What are the main components of a term sheet?
- Company details, the names of founders and investors
- The money the company aims to raise
- Amount of investment
- What happens if the company faces liquidation
- Information on the use of funds
- Limits on founder’s activities
- Valuation of the company
- Percentage stake
- Anti-dilutive provisions
- Investor commitment
- Shares and price
- Rights to future investment
- Other requirements and regulations
- Non-disclosure requirements
What are the pros and cons of making a term sheet?
It is a nonbinding agreement between both parties. Thus you can create a term sheet for clarification of expectations and not be at any risk legally.
- Clarify expectations:
It contains all the terms and conditions that are necessary to be avoided by both parties. So by writing a term sheet you can rule out areas of dispute and negotiate regarding those particular matters. It clarifies the expectation of both the parties and the octopus that must be overcome to finalize the deal
Even if it’s not binding signing a term sheet is a sign of commitment for both parties and it feels like the deal is almost finalized.
- Avoid misunderstanding:
It includes all the terms and conditions regarding the deal. Thus, it eradicates any misunderstanding which turns out to be detrimental later.
A term sheet is created with the help of professionals. The more complex your agreement is, the more expensive your term sheet may turn out to be.
- Unintended legal consequences:
You may face unindented legal consequences if you accidentally include a binding clause in the term sheet.
- Dispute due to minor reasons:
As the term sheet contains all the major and minor points in detail, sometimes one of the parties may get stuck on one of the minor details and rule out the major things.
Sometimes, the unsaid words are held out as leverage.

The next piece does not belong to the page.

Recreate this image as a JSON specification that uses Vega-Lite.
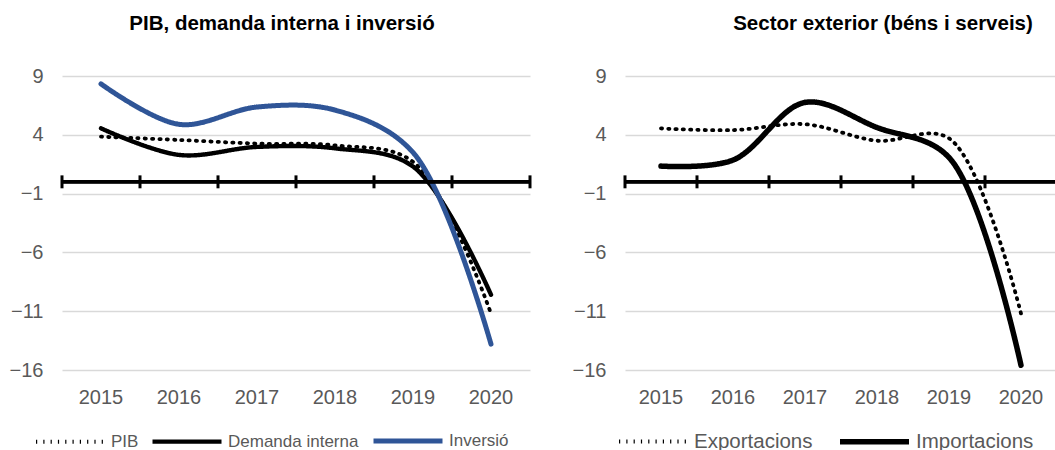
{
  "$schema": "https://vega.github.io/schema/vega-lite/v6.json",
  "padding": {"left": 9, "top": 13, "right": 0, "bottom": 0},
  "bounds": "flush",
  "spacing": 95,
  "resolve": {
    "scale": {"color": "independent", "strokeDash": "independent", "strokeWidth": "independent"},
    "legend": {"color": "independent", "strokeDash": "independent", "strokeWidth": "independent"}
  },
  "config": {
    "view": {"stroke": null},
    "font": "Liberation Sans",
    "axis": {"labelFont": "Liberation Sans", "labelColor": "#595959", "labelFontSize": 20},
    "title": {"font": "Liberation Sans", "fontSize": 20.5, "fontWeight": "bold", "color": "#000000"}
  },
  "datasets": {
    "left": [
      {"year": "2015", "serie": "PIB", "value": 3.84},
      {"year": "2016", "serie": "PIB", "value": 3.56},
      {"year": "2017", "serie": "PIB", "value": 3.25},
      {"year": "2018", "serie": "PIB", "value": 3.1},
      {"year": "2019", "serie": "PIB", "value": 1.7},
      {"year": "2020", "serie": "PIB", "value": -11.2},
      {"year": "2015", "serie": "Demanda interna", "value": 4.55},
      {"year": "2016", "serie": "Demanda interna", "value": 2.29},
      {"year": "2017", "serie": "Demanda interna", "value": 2.97},
      {"year": "2018", "serie": "Demanda interna", "value": 2.85},
      {"year": "2019", "serie": "Demanda interna", "value": 1.3},
      {"year": "2020", "serie": "Demanda interna", "value": -9.6},
      {"year": "2015", "serie": "Inversió", "value": 8.33},
      {"year": "2016", "serie": "Inversió", "value": 4.89},
      {"year": "2017", "serie": "Inversió", "value": 6.36},
      {"year": "2018", "serie": "Inversió", "value": 6.1},
      {"year": "2019", "serie": "Inversió", "value": 2.5},
      {"year": "2020", "serie": "Inversió", "value": -13.8}
    ],
    "right": [
      {"year": "2015", "flux": "Exportacions", "value": 4.54},
      {"year": "2016", "flux": "Exportacions", "value": 4.4},
      {"year": "2017", "flux": "Exportacions", "value": 4.9},
      {"year": "2018", "flux": "Exportacions", "value": 3.5},
      {"year": "2019", "flux": "Exportacions", "value": 3.7},
      {"year": "2020", "flux": "Exportacions", "value": -11.2},
      {"year": "2015", "flux": "Importacions", "value": 1.34},
      {"year": "2016", "flux": "Importacions", "value": 1.85},
      {"year": "2017", "flux": "Importacions", "value": 6.75},
      {"year": "2018", "flux": "Importacions", "value": 4.62},
      {"year": "2019", "flux": "Importacions", "value": 2.07},
      {"year": "2020", "flux": "Importacions", "value": -15.6}
    ],
    "years": [
      {"year": "2015"}, {"year": "2016"}, {"year": "2017"},
      {"year": "2018"}, {"year": "2019"}, {"year": "2020"}
    ]
  },
  "hconcat": [
    {
      "width": 468,
      "height": 294,
      "title": {"text": "PIB, demanda interna i inversió", "anchor": "middle", "dx": -14, "offset": 32},
      "layer": [
        {
          "data": {"name": "left"},
          "mark": {"type": "line", "interpolate": "catmull-rom", "strokeCap": "round"},
          "encoding": {
            "x": {"field": "year", "type": "ordinal", "title": null,
                  "scale": {"type": "band", "paddingInner": 0, "paddingOuter": 0},
                  "axis": {"domain": false, "ticks": false, "grid": false, "labelAngle": 0, "labelPadding": 17}},
            "y": {"field": "value", "type": "quantitative", "title": null,
                  "scale": {"domain": [-16, 9], "nice": false, "zero": false},
                  "axis": {"values": [-16, -11, -6, -1, 4, 9], "domain": false, "ticks": false, "grid": true,
                           "gridColor": "#d9d9d9", "gridWidth": 1.5, "labelPadding": 19}},
            "color": {"field": "serie", "type": "nominal",
                      "scale": {"domain": ["PIB", "Demanda interna", "Inversió"], "range": ["#000000", "#000000", "#2F5597"]},
                      "legend": {"orient": "none", "direction": "horizontal", "legendX": -28, "legendY": 351, "title": null,
                                 "symbolType": "M-3,0H3", "symbolSize": 529, "symbolOffset": 23, "labelOffset": 27,
                                 "columnPadding": 4, "labelFontSize": 17, "labelColor": "#595959", "labelFont": "Liberation Sans"}},
            "strokeDash": {"field": "serie", "type": "nominal",
                           "scale": {"domain": ["PIB", "Demanda interna", "Inversió"], "range": [[1.2, 6.1], [1, 0], [1, 0]]}},
            "strokeWidth": {"field": "serie", "type": "nominal",
                            "scale": {"domain": ["PIB", "Demanda interna", "Inversió"], "range": [3.8, 5, 5]}}
          }
        },
        {
          "data": {"name": "years"},
          "mark": {"type": "rule", "color": "#000000", "strokeWidth": 3},
          "encoding": {"y": {"datum": 0}}
        },
        {
          "data": {"name": "years"},
          "mark": {"type": "rule", "color": "#000000", "strokeWidth": 3},
          "encoding": {
            "x": {"field": "year", "type": "ordinal", "bandPosition": 0, "title": null},
            "y": {"datum": -0.55},
            "y2": {"datum": 0.55}
          }
        },
        {
          "data": {"name": "years"},
          "transform": [{"filter": "datum.year == '2020'"}],
          "mark": {"type": "rule", "color": "#000000", "strokeWidth": 3},
          "encoding": {
            "x": {"field": "year", "type": "ordinal", "bandPosition": 1, "title": null},
            "y": {"datum": -0.55},
            "y2": {"datum": 0.55}
          }
        }
      ]
    },
    {
      "width": 432,
      "height": 294,
      "title": {"text": "Sector exterior (béns i serveis)", "anchor": "middle", "dx": 42, "offset": 32},
      "layer": [
        {
          "data": {"name": "right"},
          "mark": {"type": "line", "interpolate": "catmull-rom", "strokeCap": "round"},
          "encoding": {
            "x": {"field": "year", "type": "ordinal", "title": null,
                  "scale": {"type": "band", "paddingInner": 0, "paddingOuter": 0},
                  "axis": {"domain": false, "ticks": false, "grid": false, "labelAngle": 0, "labelPadding": 17}},
            "y": {"field": "value", "type": "quantitative", "title": null,
                  "scale": {"domain": [-16, 9], "nice": false, "zero": false},
                  "axis": {"values": [-16, -11, -6, -1, 4, 9], "domain": false, "ticks": false, "grid": true,
                           "gridColor": "#d9d9d9", "gridWidth": 1.5, "labelPadding": 19}},
            "color": {"field": "flux", "type": "nominal",
                      "scale": {"domain": ["Exportacions", "Importacions"], "range": ["#000000", "#000000"]},
                      "legend": {"orient": "none", "direction": "horizontal", "legendX": -8, "legendY": 351, "title": null,
                                 "symbolType": "M-3,0H3", "symbolSize": 529, "symbolOffset": 23, "labelOffset": 27,
                                 "columnPadding": 16, "labelFontSize": 20.5, "labelColor": "#595959", "labelFont": "Liberation Sans"}},
            "strokeDash": {"field": "flux", "type": "nominal",
                           "scale": {"domain": ["Exportacions", "Importacions"], "range": [[1.2, 6.1], [1, 0]]}},
            "strokeWidth": {"field": "flux", "type": "nominal",
                            "scale": {"domain": ["Exportacions", "Importacions"], "range": [3.8, 5.5]}}
          }
        },
        {
          "data": {"name": "years"},
          "mark": {"type": "rule", "color": "#000000", "strokeWidth": 3},
          "encoding": {"y": {"datum": 0}}
        },
        {
          "data": {"name": "years"},
          "mark": {"type": "rule", "color": "#000000", "strokeWidth": 3},
          "encoding": {
            "x": {"field": "year", "type": "ordinal", "bandPosition": 0, "title": null},
            "y": {"datum": -0.55},
            "y2": {"datum": 0.55}
          }
        }
      ]
    }
  ]
}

In a term sheet, all the details are written out and thus any leverage that any party had is lost.
How to read a term sheet?
When you open a term sheet for the first time, the various complex terms and phrases may get your mind reeling. Having a good knowledge of the turns and having a good lawyer may take you a long way. Moreover, one of the biggest mistakes that entrepreneurs make is that they negotiate well in verbal agreement with the investors and then leave the gory legal details with the lawyers. Thus, to help you familiarise yourself with the terms and clauses in the term sheet, we are here. Term sheets have these basic sections:
- The Core Terms
Firstly it contains information about who is investing, how much amount they are investing, and how many hours do they expect to get in return. Besides that where there are a few more things that are included in the section. They are as follows:
- Target amount: here is included how much money you aim to raise.
- Price per share: this is figured out after having extensive negotiation regarding the valuation of your company.
- Pre-money valuation: this is the valuation of the startup before the investor and money into the company.
- Option pool: This is a pool of the company’s stock set aside to award talented employees.
- Preferred investor rights:
This section is focused on protecting the investor in various future situations. Key terms here include:
- Liquidation Preference: This states who gets the money back first in case a liquidation event (merger, shutting down, sale) occurs.
- Anti-dilution provision: This term ensures fairness for the investors in case the next round of investors gets a lower price per share than them.
- Pay to play: The investors are encouraged to invest in the next round as well. If they don’t, their preferred share is converted to common shares.
- Terms giving the VC board members and shareholders additional powers:
This is the most critical part of a term sheet containing the additional powers of the VC board members.
- List of the board of directors: This contains the people who are on board after the deal closes. The investor too has one of their people on your board.
- Protective provisions: List of things you can not do without the board’s permission anymore.
- Matters requiring investor director approval: These things need the permission of not only the boards but also the approval of the investor’s board member.
- Board matters: This puts the new board member on the committee and states that all the board members need director and officers’ insurance.
- Registration rights:
By virtue of these rights, the investors may force the company to register its shares with SEC. Without SEC registration the company cannot go public. Nevertheless, this is a non-negotiable section.
- Terms that are binding even if the financing isn’t completed:
Although most of the terms are non-binding if the actual financing falls apart, there are a few exceptions:
- No shop: The company agrees not to seek other deals for the next four weeks else they may be charged by the investors.
- Confidentiality: The terms are supposed to be kept secret (with the exception of the founders’ lawyers/financing people/board) unless the investors give permission to announce them.
- Expenses: The company agrees to cover all legal and miscellaneous expenses that occur while negotiating this deal even if the deal doesn’t go through unless the investors walk away without a good reason. The company also needs to pay for the Companies and investors’ Counsel.